As it happened, the largest publicly traded companies in the Triad ended up shelling out about what they anticipated they would for Y2K fixes.
And it was no insignificant sum. The total among the region's top 10 spenders was $239.9 million; the median, $18.95 million.
Wachovia Corp. had the most costly remediation program, predicting in fiscal 1998 a $80 million price tag, but ending up with at least $85 million expensed and an anticipated additional $3 million looming.
Among the other Triad Y2K spending leaders: R.J. Reynolds with $39 million in information technology rehab; BB&T at $29.4 million; VF Corp. at $26 million and Jefferson-Pilot at $20.6 million.
To a company, they all reported in recent public filings that no Y2K glitches were experienced. Which raises the question -- was it overkill? Most analysts, even those that were skeptics of Y2K chaos, think it was worth the effort and expense.
"Nothing major happened, but maybe that was a sign that the right steps were taken," said Craig Buszko, vice president/technology director with Stratapult Studios, a Web-development firm in Winston-Salem.
Buszko's endorsement of corporate Y2K readiness is not a given; he kept a Web site last year dedicated to dispelling the worst Y2K fears, believing that there was too much paranoia.
"On my site, I was pushing against the idea that things would go bad. But what happened (nothing) was a combination of the efforts made by business just as much as the general public not overreacting," Buszko said. "I think what was spent was worth it."
It may also be important to remember the fear-mongering climate leading up to Jan. 1, 2000.
Congressional committees were formed, Web sites spread doomsday scenarios, and even a respected Wall Street economist, Edward Yardeni, predicted a 70 percent chance that the Y2K bug would trigger a global recession.
The U.S. government spent $50 million setting up a Y2K command center in Washington, and now is trying to figure out how to dispose of some $9 million in equipment from it.
Wachovia was among the local firms that set up Y2K command posts. The Winston-Salem bank established a special Y2K team, consisting at its peak of some 200 contractors, 35 consultants and 22 staff members.
The whole team was moved into a separate office building.
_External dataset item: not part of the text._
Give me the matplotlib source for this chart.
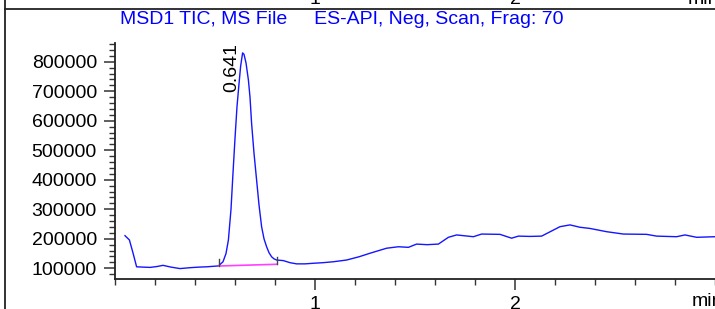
import matplotlib
matplotlib.use("Agg")
import matplotlib.pyplot as plt
from matplotlib.lines import Line2D
from matplotlib.ticker import MultipleLocator, FixedLocator

plt.rcParams["font.family"] = ["Liberation Sans", "DejaVu Sans"]

# TIC trace (time in min, abundance)
time_min = [0.05, 0.072, 0.09, 0.108, 0.14, 0.175, 0.21, 0.24, 0.28, 0.325, 0.375,
            0.42, 0.458, 0.517, 0.54, 0.555, 0.567, 0.58, 0.59, 0.60, 0.61, 0.62,
            0.628, 0.638, 0.645, 0.655, 0.667, 0.675, 0.683, 0.695, 0.708, 0.72,
            0.733, 0.745, 0.758, 0.77, 0.783, 0.795, 0.808, 0.842, 0.875, 0.908,
            0.95, 0.992, 1.04, 1.09, 1.158, 1.22, 1.275, 1.358, 1.417, 1.467,
            1.508, 1.56, 1.617, 1.667, 1.708, 1.75, 1.792, 1.833, 1.925, 1.983,
            2.017, 2.075, 2.133, 2.225, 2.275, 2.325, 2.375, 2.458, 2.542, 2.658,
            2.708, 2.808, 2.85, 2.908, 3.0]
abundance = [210500, 196000, 152000, 105000, 104000, 103000, 106000, 110000, 104000,
             99000, 102000, 104000, 105000, 108000, 122000, 150000, 196000, 300000,
             423000, 540000, 648000, 725000, 784000, 830000, 825000, 796000, 738000,
             680000, 591000, 490000, 399000, 315000, 241000, 200000, 173000, 153000,
             139000, 132000, 128000, 126000, 119000, 115000, 115000, 117000, 119000,
             122000, 128000, 139000, 151000, 168000, 173000, 171000, 182000, 180000,
             182000, 205000, 213000, 210000, 207000, 216000, 215000, 202000, 209000,
             208000, 209000, 241000, 247000, 239000, 235000, 224000, 216000, 215000,
             209000, 207000, 213000, 205000, 207000]

peak_rt = 0.641
baseline_t = [0.52, 0.81]
baseline_y = [107800, 113600]

W, H = 715, 309
FS = 14
fig = plt.figure(figsize=(W / 100, H / 100), dpi=100)
ax = fig.add_axes([115 / W, (H - 279) / H, 600 / W, (279 - 43) / H])

ax.plot(time_min, abundance, color="#1515ff", lw=1.0)
ax.plot(baseline_t, baseline_y, color="#ff40ff", lw=1.2)
for t, y in zip(baseline_t, baseline_y):
    ax.plot([t, t], [y, y + 25000], color="#444444", lw=1.0)

ax.text(0.585, 782000, f"{peak_rt:.3f}", rotation=90, ha="center", va="center",
        fontsize=FS, color="black")

ax.set_xlim(0, 3.0)
ax.set_ylim(63700, 863400)
ax.spines["top"].set_visible(False)
ax.spines["right"].set_visible(False)
for s in ("left", "bottom"):
    ax.spines[s].set_linewidth(1.3)
    ax.spines[s].set_color("#222222")

ax.xaxis.set_major_locator(FixedLocator([1, 2]))
ax.xaxis.set_minor_locator(MultipleLocator(0.2))
ax.yaxis.set_major_locator(MultipleLocator(100000))
ax.yaxis.set_minor_locator(MultipleLocator(20000))
ax.yaxis.set_major_formatter(plt.FuncFormatter(lambda v, p: f"{int(v)}"))
ax.tick_params(which="major", length=8, width=1.1, color="#333333",
               labelsize=FS, pad=5)
ax.tick_params(which="minor", length=4, width=1.0, color="#333333")
ax.tick_params(axis="x", which="major", pad=4)

ax.text(2.885, -0.06, "min", transform=ax.get_xaxis_transform(), ha="left", va="top",
        fontsize=FS)

# frame around the panel and the tail of the panel above
fig.add_artist(Line2D([5 / W, 5 / W], [0, 1], color="#222222", lw=1.3))
fig.add_artist(Line2D([5 / W, 1], [1 - 9 / H, 1 - 9 / H], color="#222222", lw=1.3))
for px, lab, ha in [(315, "1", "center"), (515, "2", "center"), (688, "min", "left")]:
    fig.text(px / W, 1 - 4 / H, lab, ha=ha, va="baseline", fontsize=FS)

fig.text(120 / W, 1 - 20 / H, "MSD1 TIC, MS File     ES-API, Neg, Scan, Frag: 70",
         ha="left", va="center", fontsize=FS, color="#0000ff")

fig.savefig("out.png", dpi=100)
In the end, Wachovia got a little more from the project than many executives initially assumed.
"We complained about it because it was a lot of money, but what you learn is a heck of a lot about your organization," said Bob McCoy, Wachovia chief financial officer.
"We had to review every single darn system we had, anything with a chip in it. This was a major project. I wouldn't want to spend $85 million again, but not all of that was throwaway."
Some spent little
Some firms got off virtually scot-free. Mortgage insurer Triad Guaranty of Winston-Salem said in its regulatory filings that its computer systems were purchased already Y2K-compliant, so the costs were only in testing them again and not material.
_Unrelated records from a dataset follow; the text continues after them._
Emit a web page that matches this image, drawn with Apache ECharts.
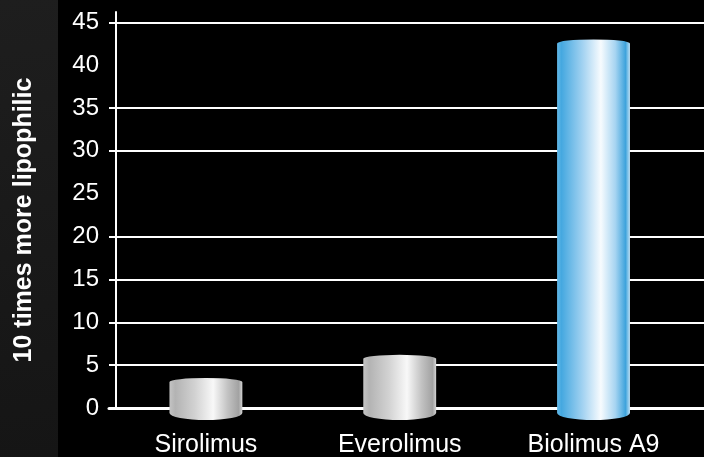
<!DOCTYPE html>
<html>
<head>
<meta charset="utf-8">
<script src="https://cdn.jsdelivr.net/npm/echarts@6/dist/echarts.min.js"></script>
<style>
  html, body { margin: 0; padding: 0; background: #000; }
  #chart { width: 704px; height: 457px; }
</style>
</head>
<body>
<div id="chart"></div>
<script>
// Drug names along the x axis
const categories = ['Sirolimus', 'Everolimus', 'Biolimus A9'];
// Relative lipophilicity of each drug
const lipophilicity = [3.5, 6.2, 43];
// Tick labels on the y axis
const yTicks = [0, 5, 10, 15, 20, 25, 30, 35, 40, 45];
// Ticks that carry a horizontal grid line
const gridTicks = [0, 5, 10, 15, 20, 30, 35, 45];

const FONT = '"Liberation Sans", Arial, sans-serif';

// Horizontal shading that gives each bar its cylinder look
const grayStops = [
  { offset: 0, color: '#c4c4c4' },
  { offset: 0.08, color: '#b3b3b3' },
  { offset: 0.35, color: '#d2d2d2' },
  { offset: 0.6, color: '#f8f8f8' },
  { offset: 0.8, color: '#c2c2c2' },
  { offset: 0.95, color: '#a2a2a2' },
  { offset: 1, color: '#d4d4d4' }
];
const blueStops = [
  { offset: 0, color: '#62b8e8' },
  { offset: 0.06, color: '#45a8e0' },
  { offset: 0.35, color: '#a2d2f1' },
  { offset: 0.6, color: '#f7fbfe' },
  { offset: 0.8, color: '#a6d4f1' },
  { offset: 0.94, color: '#3ea3dc' },
  { offset: 1, color: '#bfe1f5' }
];
const barShades = [grayStops, grayStops, blueStops];

const chart = echarts.init(document.getElementById('chart'), null, { renderer: 'canvas' });

const option = {
  backgroundColor: '#000',
  animation: false,
  grid: { left: 109, right: 0, top: 12, bottom: 49, outerBoundsMode: 'none', containLabel: false },
  graphic: [
    {
      type: 'rect',
      z: -10,
      shape: { x: 0, y: 0, width: 58, height: 457 },
      style: {
        fill: new echarts.graphic.LinearGradient(0, 0, 1, 1, [
          { offset: 0, color: '#1e1e1e' },
          { offset: 1, color: '#151515' }
        ])
      }
    },
    {
      type: 'text',
      x: 24,
      y: 220,
      rotation: Math.PI / 2,
      style: {
        text: '10 times more lipophilic',
        fill: '#fff',
        font: 'bold 25px ' + FONT,
        align: 'center',
        verticalAlign: 'middle'
      }
    }
  ],
  xAxis: {
    type: 'value',
    min: -0.5,
    max: 2.57,
    axisLine: { show: true, onZero: false, lineStyle: { color: '#fff', width: 3 } },
    axisTick: { show: false },
    splitLine: { show: false },
    axisLabel: {
      customValues: categories.map((c, i) => i),
      formatter: v => categories[v] ?? '',
      color: '#fff',
      fontFamily: FONT,
      fontSize: 25,
      margin: 25
    }
  },
  yAxis: {
    type: 'value',
    min: 0,
    max: 46.2,
    interval: 5,
    offset: -7,
    axisLine: { show: true, onZero: false, lineStyle: { color: '#fff', width: 2 } },
    axisTick: { show: false },
    axisLabel: {
      formatter: v => (yTicks.includes(v) ? String(v) : ''),
      color: '#fff',
      fontFamily: FONT,
      fontSize: 24,
      margin: 17
    },
    splitLine: { show: false }
  },
  series: [
    {
      type: 'custom',
      clip: false,
      encode: { x: 0, y: 1 },
      data: lipophilicity.map((v, i) => [i, v]),
      markLine: {
        z: 1,
        silent: true,
        symbol: ['none', 'none'],
        label: { show: false },
        lineStyle: { color: '#fff', width: 2, type: 'solid' },
        data: gridTicks.map(t => ({ yAxis: t }))
      },
      renderItem(params, api) {
        const idx = api.value(0);
        const top = api.coord([idx, api.value(1)]);
        const base = api.coord([idx, 0]);
        const w = api.size([1, 0])[0] * 0.376;
        const rx = w / 2;
        const x0 = top[0] - rx;
        const x1 = top[0] + rx;
        const capTop = 4;      // curvature of the top rim
        const sideDrop = 5;    // sides continue a little below the baseline
        const capBottom = 7;   // curvature of the bottom rim
        const yt = top[1] + capTop;
        const yb = base[1] + sideDrop;
        const path =
          'M' + x0 + ' ' + yt +
          ' A' + rx + ' ' + capTop + ' 0 0 1 ' + x1 + ' ' + yt +
          ' L' + x1 + ' ' + yb +
          ' A' + rx + ' ' + capBottom + ' 0 0 1 ' + x0 + ' ' + yb +
          ' Z';
        return {
          type: 'path',
          z2: 10,
          shape: { pathData: path },
          style: {
            fill: new echarts.graphic.LinearGradient(0, 0, 1, 0, barShades[idx])
          }
        };
      }
    }
  ]
};

chart.setOption(option);
</script>
</body>
</html>
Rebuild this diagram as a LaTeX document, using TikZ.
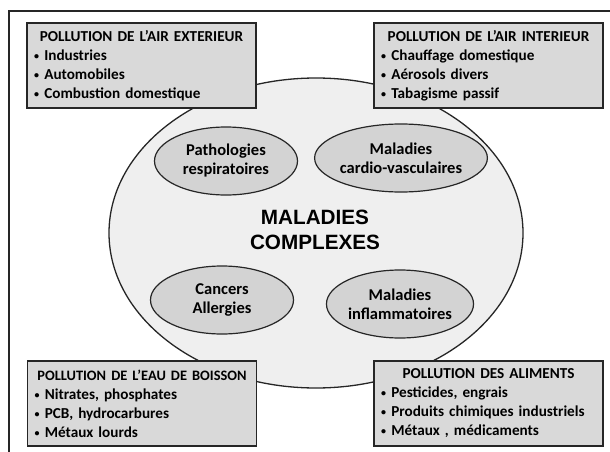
\documentclass[tikz,border=0pt]{standalone}
\usepackage{fontspec}
\setmainfont{Carlito}
\newfontfamily\arialfont{Liberation Sans}
\usetikzlibrary{shapes.geometric}

\definecolor{boxgray}{HTML}{D9D9D9}
\definecolor{ovalgray}{HTML}{D3D3D3}
\definecolor{zonegray}{HTML}{EFEFEF}
\definecolor{linegray}{HTML}{262626}

\newcommand{\puce}{\raisebox{0.15ex}{\fontsize{10}{10}\selectfont•}\hspace{0.35em}}
\newcommand{\titrebox}[1]{\makebox[\linewidth][c]{#1}\par}

\begin{document}
\begin{tikzpicture}[x=1pt,y=-1pt,
    source/.style={draw=linegray, line width=1.6pt, fill=boxgray,
      minimum width=229pt, minimum height=85pt, text width=215pt, inner sep=7pt,
      font=\fontsize{15.2}{19}\selectfont\bfseries},
    disease/.style={ellipse, draw=linegray, line width=1.2pt, fill=ovalgray,
      minimum width=143pt, minimum height=68pt, inner sep=0pt, align=center,
      font=\fontsize{16.5}{19}\selectfont\bfseries}]
    \useasboundingbox (0,0) rectangle (610,452);

    % cadre
    \coordinate (cornerBL) at (9,452);
    \coordinate (cornerTL) at (9,11);
    \coordinate (cornerTR) at (610,11);
    \draw[linegray, line width=1.5pt] (cornerBL) -- (cornerTL) -- (cornerTR);

    % zone centrale
    \node[ellipse, draw=linegray, line width=1.3pt, fill=zonegray,
      minimum width=414pt, minimum height=310pt] (zone) at (316,233) {};
    \node[align=center, font=\arialfont\fontsize{20.7}{25}\selectfont\bfseries] (titre) at (315,229.5) {MALADIES\\COMPLEXES};

    \node[disease] (resp) at (226,161) {Pathologies\\respiratoires};
    \node[disease] (cardio) at (401,158) {Maladies\\cardio-vasculaires};
    \node[disease] (cancer) at (222,300) {Cancers\\Allergies};
    \node[disease] (inflam) at (400,304) {Maladies\\inflammatoires};

    % sources de pollution
    \node[source] (airext) at (141.5,65.5) {\titrebox{POLLUTION DE L’AIR EXTERIEUR}\raggedright
      \puce Industries\\\puce Automobiles\\\puce Combustion domestique};
    \node[source] (airint) at (488.5,65.5) {\titrebox{POLLUTION DE L’AIR INTERIEUR}\raggedright
      \puce Chauffage domestique\\\puce Aérosols divers\\\puce Tabagisme passif};
    \node[source] (eau) at (142,403.5) {\titrebox{\fontsize{14.4}{19}\selectfont POLLUTION DE L’EAU DE BOISSON}\raggedright
      \puce Nitrates, phosphates\\\puce PCB, hydrocarbures\\\puce Métaux lourds};
    \node[source] (alim) at (488.5,403.5) {\titrebox{POLLUTION DES ALIMENTS}\raggedright
      \puce Pesticides, engrais\\\puce Produits chimiques industriels\\\puce Métaux , médicaments};
\end{tikzpicture}
\end{document}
A lot of companies used the Y2K problem as an occasion for upgrading their information technology systems. The costs may have been expensed as Y2K issues, but the upshot also was that firms got better, faster and more streamlined computers.
Take BB&T Corp. It operated not one but two Y2K command centers and assembled a large team to deal with the problem.
But the company gained more than just compliant computers. Ashley Hooks, who managed the BB&T Y2K program and today is the information technology business services manager in Wilson, said the firm ended up with what it calls "Lessons Learned from the Y2K Project."
Among the lessons: BB&T now has "the best, most comprehensive (Information Technology) inventory that we've ever had," Hooks said.
There also is improved vendor management, more effective testing strategies now in place, improved computer contingency plans, stronger internal controls.
"And this whole process gave us the opportunity to better communicate with the public sector by keeping them abreast of all this," Hooks said.